Often, those who co-sign for loans with other people — a parent who co-signs on a child’s student loans, for instance— are told repeatedly about the risks. In that example, if the child does not pay the loan back, the parent still has to pay.

However, it’s interesting to note that there are certain risks to the initial co-signer, as well, especially if the other party decides to file for bankruptcy.

For instance, a young woman got her father to co-sign with her on her student loans. She then started paying them back, as she was supposed to, but her father decided to file for bankruptcy. He did not tell her he was doing so.

Suddenly, her credit score started falling, there was a freeze on her account, and she couldn’t pay each month. Her loan was sent to another company, which was trying to collect the loan in full.

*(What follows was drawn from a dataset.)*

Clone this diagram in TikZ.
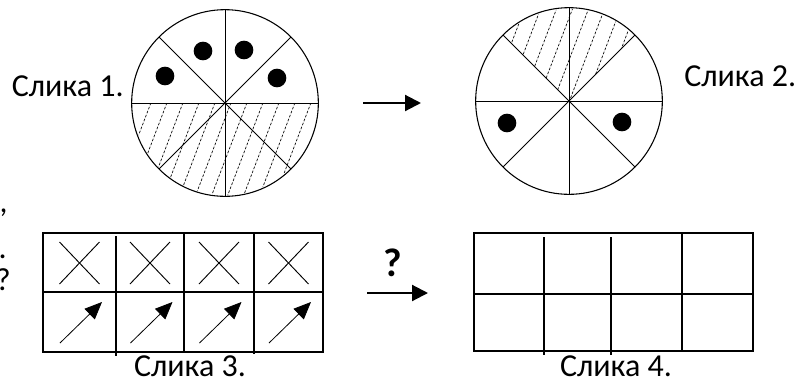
\documentclass[tikz,border=0pt]{standalone}
\usepackage{fontspec}
\setmainfont{Carlito}
\usetikzlibrary{arrows.meta, positioning}

\begin{document}
\begin{tikzpicture}[x=0.75pt, y=-0.75pt,
    every node/.style={font=\fontsize{24}{28}\selectfont, inner sep=0pt},
    disc/.style={circle, draw, line width=0.8pt, minimum size=140pt,
                 inner sep=0pt, outer sep=0pt},
    dot/.style={circle, fill, minimum size=14pt, inner sep=0pt, outer sep=0pt},
    spoke/.style={line width=0.7pt},
    hatch/.style={line width=0.5pt, dash pattern=on 2pt off 1.2pt},
    tbl/.style={line width=0.9pt},
    bigarr/.style={-{Triangle[length=12pt,width=12pt]}, line width=1.6pt},
    cellarr/.style={-{Triangle[length=13pt,width=11pt]}, line width=0.6pt},
]
\useasboundingbox (0,0) rectangle (804,383);

% ===== TOP: two circles =====
\node[disc] (c1) at (225,103) {};
\node[disc] (c2) at (569,101) {};

% spokes
\foreach \c in {c1,c2} {
  \draw[spoke] (\c.north) -- (\c.south);
  \draw[spoke] (\c.west) -- (\c.east);
  \draw[spoke] (\c.north west) -- (\c.south east);
  \draw[spoke] (\c.north east) -- (\c.south west);
}

% hatching, lower half of circle 1
\begin{scope}
  \clip (c1.center) circle[radius=92];
  \clip (120,103) rectangle (330,210);
  \foreach \x in {112,128,...,330}
    \draw[hatch] (\x,205) -- ++(40,-105);
\end{scope}

% hatching, top wedge of circle 2
\begin{scope}
  \clip (c2.center) circle[radius=92];
  \clip (c2.center) -- (469,1) -- (669,1) -- cycle;
  \foreach \x in {470,486,...,660}
    \draw[hatch] (\x,110) -- ++(40,-105);
\end{scope}

% dots
\node[dot] (d1) at (165,76) {};
\node[dot] (d2) at (203,51) {};
\node[dot] (d3) at (244,50) {};
\node[dot] (d4) at (277,78) {};
\node[dot] (d5) at (507,123) {};
\node[dot] (d6) at (622,122) {};

% arrow between circles
\coordinate (a1) at (363,103);
\coordinate (a2) at (421,103);
\draw[bigarr] (a1) -- (a2);

% labels
\node[anchor=base east] (lbl1) at (124,96) {Слика 1.};
\node[anchor=base west] (lbl2) at (684,86) {Слика 2.};

% ===== BOTTOM: two tables =====
% table 3
\draw[tbl] (43,233) rectangle (323,352);
\draw[tbl] (43,292) -- (323,292);
\draw[tbl] (116,236) -- (116,356);
\draw[tbl] (184,233) -- (184,352);
\draw[tbl] (254,234) -- (254,354);
\foreach \cx in {79.5,150,219,288.5} {
  \draw[spoke] ({\cx-20},242) -- ({\cx+20},284);
  \draw[spoke] ({\cx-20},284) -- ({\cx+20},242);
  \draw[cellarr] ({\cx-19.5},343) -- ({\cx+22.5},302);
}

% table 4
\draw[tbl] (474,233) rectangle (753,351);
\draw[tbl] (474,294) -- (754,294);
\draw[tbl] (544,237) -- (544,355);
\draw[tbl] (611,237) -- (611,355);
\draw[tbl] (682,233) -- (682,351);

% arrow with question mark
\coordinate (b1) at (367,293);
\coordinate (b2) at (428,293);
\draw[bigarr] (b1) -- (b2);
\node[font=\bfseries\fontsize{30}{34}\selectfont, anchor=base] (q) at (393,276) {?};

\node[anchor=base] (lbl3) at (190,376) {Слика 3.};
\node[anchor=base] (lbl4) at (616,376) {Слика 4.};

% cut-off text on the left
\node[anchor=base east] (fr1) at (8,212) {,};
\node[anchor=base east] (fr2) at (7,258) {.};
\node[anchor=base east] (fr3) at (11,290) {?};

\end{tikzpicture}
\end{document}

What becomes important in cases like this is which type of bankruptcy was filed. If Chapter 13 is used, the above should not happen. Chapter 13 is designed not to harm co-signers, and it is also a type of bankruptcy based on a payment plan.

Chapter 7, though, could have this impact on co-signers, as it is a liquidation-style of bankruptcy, so lenders often scramble to collect as much as they can, all at once. Co-signers can then see their scores drop when loans that they are responsible for are marked as being in bankruptcy — even if they did not file for it themselves.

Bankruptcy can be quite useful in Wisconsin, but be sure you know all of the ramifications of filing, especially if you’re a co-signer on a loan.